◆ WHAT THE TASK REQUIRES
Your task is to transcribe all of the data below exactly, omitting the images.

◆ DATA SHOWN
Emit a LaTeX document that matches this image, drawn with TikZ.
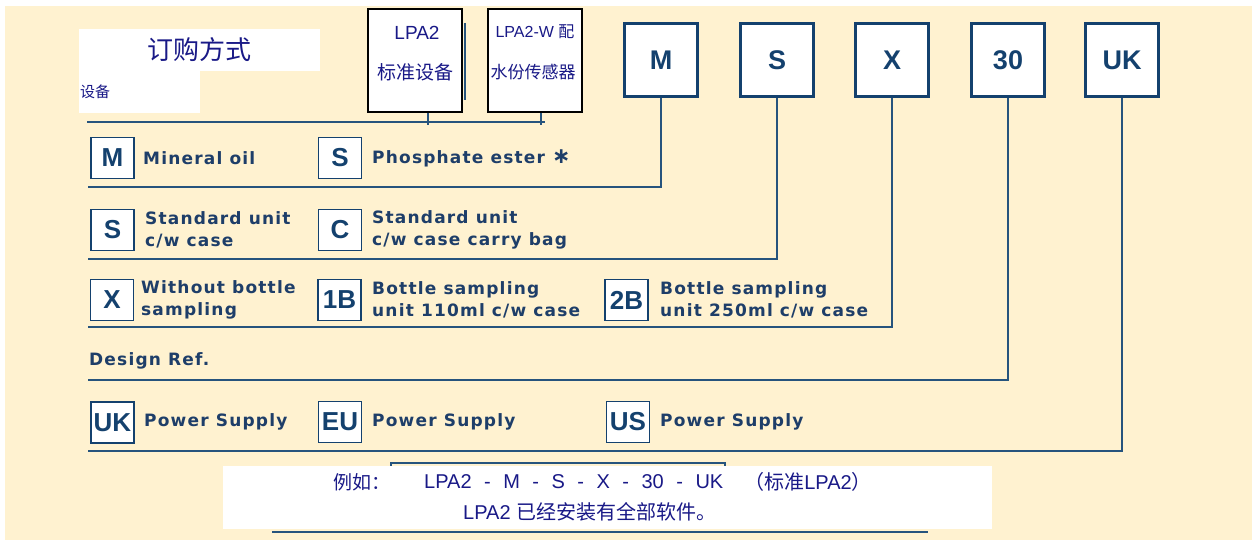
\documentclass[tikz,border=0pt]{standalone}
\usepackage{fontspec}
\usepackage{tikz}
\setmainfont{Liberation Sans}
\newfontfamily\cjk{Noto Sans CJK SC}
\newfontfamily\labfont[LetterSpace=7]{DejaVu Sans}

\definecolor{cream}{RGB}{255,242,208}
\definecolor{rulec}{RGB}{38,84,125}
\definecolor{boxnavy}{RGB}{20,65,110}
\definecolor{labtxt}{RGB}{30,62,105}
\definecolor{cjktxt}{RGB}{25,25,135}

\newcommand{\gap}{\hspace{12.5pt}}

\tikzset{
  bigbox/.style={draw=boxnavy, line width=3pt, fill=white, minimum size=73pt, inner sep=0pt,
    text=boxnavy, font=\bfseries\fontsize{27}{27}\selectfont},
  keybox/.style={draw=boxnavy, line width=1.8pt, fill=white, minimum width=43pt, minimum height=41pt,
    inner sep=0pt, text=boxnavy, font=\bfseries\fontsize{26}{26}\selectfont},
  desc/.style={anchor=west, align=left, inner sep=0pt, text=labtxt,
    font=\labfont\bfseries\fontsize{17}{22}\selectfont},
  modelbox/.style={draw=black, line width=2pt, fill=white, minimum width=94pt, minimum height=103pt},
  mtxt/.style={text=cjktxt, inner sep=0pt},
  rule/.style={draw=rulec, line width=2pt},
}

\begin{document}
\begin{tikzpicture}[x=1pt,y=-1pt]
  \useasboundingbox (0,0) rectangle (1252,540);
  % Background
  \fill[cream] (5,6) rectangle (1252,540);

  % Title area
  \fill[white] (79,29) rectangle (320,71);
  \fill[white] (79,71) rectangle (200,113);
  \node[mtxt, font=\cjk\fontsize{26}{26}\selectfont] (title) at (199,50) {订购方式};
  \node[mtxt, anchor=west, font=\cjk\fontsize{15}{15}\selectfont] (device) at (80,92) {设备};

  % Model boxes
  \draw[rule] (465,23) -- (465,100);
  \node[modelbox] (lpa) at (415,60.5) {};
  \node[modelbox] (lpaw) at (535,60.5) {};
  \node[mtxt, font=\fontsize{19}{19}\selectfont] (lpaA) at (417,33) {LPA2};
  \node[mtxt, font=\cjk\fontsize{19}{19}\selectfont] (lpaB) at (415,72) {标准设备};
  \node[mtxt, font=\fontsize{16}{16}\selectfont] (lpawA) at (535,32) {LPA2-W {\cjk 配}};
  \node[mtxt, font=\cjk\fontsize{17}{17}\selectfont] (lpawB) at (533,72) {水份传感器};

  % Line under the model boxes
  \coordinate (top0) at (87,122);
  \coordinate (top1) at (545,122);
  \draw[rule] (top0) -- (top1);
  \draw[rule, line width=1.5pt] ([xshift=13pt]lpa.south) -- ++(0,12);
  \draw[rule, line width=1.5pt] ([xshift=6pt]lpaw.south) -- ++(0,12);

  % Code boxes
  \foreach \name/\txt/\xx in {bM/M/661, bS/S/777, bX/X/892, b30/30/1008, bUK/UK/1122}
    \node[bigbox] (\name) at (\xx,60) {\txt};

  % Oil
  \node[keybox] (kM) at (112.5,158) {M};
  \node[desc] (dM) at (143,158) {Mineral oil};
  \node[keybox] (kS) at (340,158) {S};
  \node[desc] (dS) at (372,158) {Phosphate ester {\fontsize{22}{22}\selectfont ∗}};
  \coordinate (r1) at (88,187);
  \draw[rule] (r1) -| (bM.south);

  % Unit
  \node[keybox] (kSu) at (112.5,230) {S};
  \node[desc] (dSu) at (145,230) {Standard unit\\c/w case};
  \node[keybox] (kC) at (340,230) {C};
  \node[desc] (dC) at (372,230) {Standard unit\\c/w case carry bag};
  \coordinate (r2) at (88,259);
  \draw[rule] (r2) -| (bS.south);

  % Sampling
  \node[keybox] (kX) at (112,300) {X};
  \node[desc] (dX) at (141,300) {Without bottle\\sampling};
  \node[keybox] (k1B) at (339.5,300) {1B};
  \node[desc] (d1B) at (372,300) {Bottle sampling\\unit 110ml c/w case};
  \node[keybox] (k2B) at (626.5,300) {2B};
  \node[desc] (d2B) at (660,300) {Bottle sampling\\unit 250ml c/w case};
  \coordinate (r3) at (88,327);
  \draw[rule] (r3) -| (bX.south);

  % Design ref
  \node[desc] (dRef) at (89,361) {Design Ref.};
  \coordinate (r4) at (88,380);
  \draw[rule] (r4) -| (b30.south);

  % Power supply
  \node[keybox] (kUK) at (112.5,422.5) {UK};
  \node[desc] (dUK) at (144,422) {Power Supply};
  \node[keybox] (kEU) at (340,422) {EU};
  \node[desc] (dEU) at (372,422) {Power Supply};
  \node[keybox] (kUS) at (628,422) {US};
  \node[desc] (dUS) at (660,422) {Power Supply};
  \coordinate (r5) at (88,451);
  \draw[rule] (r5) -| (bUK.south);

  % Example
  \draw[rule] (391,463) rectangle (725,515);
  \fill[white] (223,466) rectangle (992,529);
  \draw[rule, line width=2.5pt] (272,532) -- (928,532);
  \node[mtxt, anchor=west, font=\cjk\fontsize{19}{19}\selectfont] (eg) at (333,482) {例如：};
  \node[mtxt, anchor=west, font=\fontsize{20}{20}\selectfont] (code) at (424,482)
    {LPA2\gap-\gap M\gap-\gap S\gap-\gap X\gap-\gap 30\gap-\gap UK};
  \node[mtxt, anchor=east, font=\fontsize{20}{20}\selectfont] (std) at (872,482) {{\cjk （标准}LPA2{\cjk ）}};
  \node[mtxt, anchor=west, font=\fontsize{20}{20}\selectfont] (note) at (463,512) {LPA2 {\cjk 已经安装有全部软件。}};

\end{tikzpicture}
\end{document}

◆ ANSWER TO THIS PROBLEM
Emit a LaTeX document that matches this image, drawn with TikZ.
\documentclass[tikz,border=0pt]{standalone}
\usepackage{fontspec}
\usepackage{tikz}
\setmainfont{Liberation Sans}
\newfontfamily\cjk{Noto Sans CJK SC}
\newfontfamily\labfont[LetterSpace=7]{DejaVu Sans}

\definecolor{cream}{RGB}{255,242,208}
\definecolor{rulec}{RGB}{38,84,125}
\definecolor{boxnavy}{RGB}{20,65,110}
\definecolor{labtxt}{RGB}{30,62,105}
\definecolor{cjktxt}{RGB}{25,25,135}

\newcommand{\gap}{\hspace{12.5pt}}

\tikzset{
  bigbox/.style={draw=boxnavy, line width=3pt, fill=white, minimum size=73pt, inner sep=0pt,
    text=boxnavy, font=\bfseries\fontsize{27}{27}\selectfont},
  keybox/.style={draw=boxnavy, line width=1.8pt, fill=white, minimum width=43pt, minimum height=41pt,
    inner sep=0pt, text=boxnavy, font=\bfseries\fontsize{26}{26}\selectfont},
  desc/.style={anchor=west, align=left, inner sep=0pt, text=labtxt,
    font=\labfont\bfseries\fontsize{17}{22}\selectfont},
  modelbox/.style={draw=black, line width=2pt, fill=white, minimum width=94pt, minimum height=103pt},
  mtxt/.style={text=cjktxt, inner sep=0pt},
  rule/.style={draw=rulec, line width=2pt},
}

\begin{document}
\begin{tikzpicture}[x=1pt,y=-1pt]
  \useasboundingbox (0,0) rectangle (1252,540);
  % Background
  \fill[cream] (5,6) rectangle (1252,540);

  % Title area
  \fill[white] (79,29) rectangle (320,71);
  \fill[white] (79,71) rectangle (200,113);
  \node[mtxt, font=\cjk\fontsize{26}{26}\selectfont] (title) at (199,50) {订购方式};
  \node[mtxt, anchor=west, font=\cjk\fontsize{15}{15}\selectfont] (device) at (80,92) {设备};

  % Model boxes
  \draw[rule] (465,23) -- (465,100);
  \node[modelbox] (lpa) at (415,60.5) {};
  \node[modelbox] (lpaw) at (535,60.5) {};
  \node[mtxt, font=\fontsize{19}{19}\selectfont] (lpaA) at (417,33) {LPA2};
  \node[mtxt, font=\cjk\fontsize{19}{19}\selectfont] (lpaB) at (415,72) {标准设备};
  \node[mtxt, font=\fontsize{16}{16}\selectfont] (lpawA) at (535,32) {LPA2-W {\cjk 配}};
  \node[mtxt, font=\cjk\fontsize{17}{17}\selectfont] (lpawB) at (533,72) {水份传感器};

  % Line under the model boxes
  \coordinate (top0) at (87,122);
  \coordinate (top1) at (545,122);
  \draw[rule] (top0) -- (top1);
  \draw[rule, line width=1.5pt] ([xshift=13pt]lpa.south) -- ++(0,12);
  \draw[rule, line width=1.5pt] ([xshift=6pt]lpaw.south) -- ++(0,12);

  % Code boxes
  \foreach \name/\txt/\xx in {bM/M/661, bS/S/777, bX/X/892, b30/30/1008, bUK/UK/1122}
    \node[bigbox] (\name) at (\xx,60) {\txt};

  % Oil
  \node[keybox] (kM) at (112.5,158) {M};
  \node[desc] (dM) at (143,158) {Mineral oil};
  \node[keybox] (kS) at (340,158) {S};
  \node[desc] (dS) at (372,158) {Phosphate ester {\fontsize{22}{22}\selectfont ∗}};
  \coordinate (r1) at (88,187);
  \draw[rule] (r1) -| (bM.south);

  % Unit
  \node[keybox] (kSu) at (112.5,230) {S};
  \node[desc] (dSu) at (145,230) {Standard unit\\c/w case};
  \node[keybox] (kC) at (340,230) {C};
  \node[desc] (dC) at (372,230) {Standard unit\\c/w case carry bag};
  \coordinate (r2) at (88,259);
  \draw[rule] (r2) -| (bS.south);

  % Sampling
  \node[keybox] (kX) at (112,300) {X};
  \node[desc] (dX) at (141,300) {Without bottle\\sampling};
  \node[keybox] (k1B) at (339.5,300) {1B};
  \node[desc] (d1B) at (372,300) {Bottle sampling\\unit 110ml c/w case};
  \node[keybox] (k2B) at (626.5,300) {2B};
  \node[desc] (d2B) at (660,300) {Bottle sampling\\unit 250ml c/w case};
  \coordinate (r3) at (88,327);
  \draw[rule] (r3) -| (bX.south);

  % Design ref
  \node[desc] (dRef) at (89,361) {Design Ref.};
  \coordinate (r4) at (88,380);
  \draw[rule] (r4) -| (b30.south);

  % Power supply
  \node[keybox] (kUK) at (112.5,422.5) {UK};
  \node[desc] (dUK) at (144,422) {Power Supply};
  \node[keybox] (kEU) at (340,422) {EU};
  \node[desc] (dEU) at (372,422) {Power Supply};
  \node[keybox] (kUS) at (628,422) {US};
  \node[desc] (dUS) at (660,422) {Power Supply};
  \coordinate (r5) at (88,451);
  \draw[rule] (r5) -| (bUK.south);

  % Example
  \draw[rule] (391,463) rectangle (725,515);
  \fill[white] (223,466) rectangle (992,529);
  \draw[rule, line width=2.5pt] (272,532) -- (928,532);
  \node[mtxt, anchor=west, font=\cjk\fontsize{19}{19}\selectfont] (eg) at (333,482) {例如：};
  \node[mtxt, anchor=west, font=\fontsize{20}{20}\selectfont] (code) at (424,482)
    {LPA2\gap-\gap M\gap-\gap S\gap-\gap X\gap-\gap 30\gap-\gap UK};
  \node[mtxt, anchor=east, font=\fontsize{20}{20}\selectfont] (std) at (872,482) {{\cjk （标准}LPA2{\cjk ）}};
  \node[mtxt, anchor=west, font=\fontsize{20}{20}\selectfont] (note) at (463,512) {LPA2 {\cjk 已经安装有全部软件。}};

\end{tikzpicture}
\end{document}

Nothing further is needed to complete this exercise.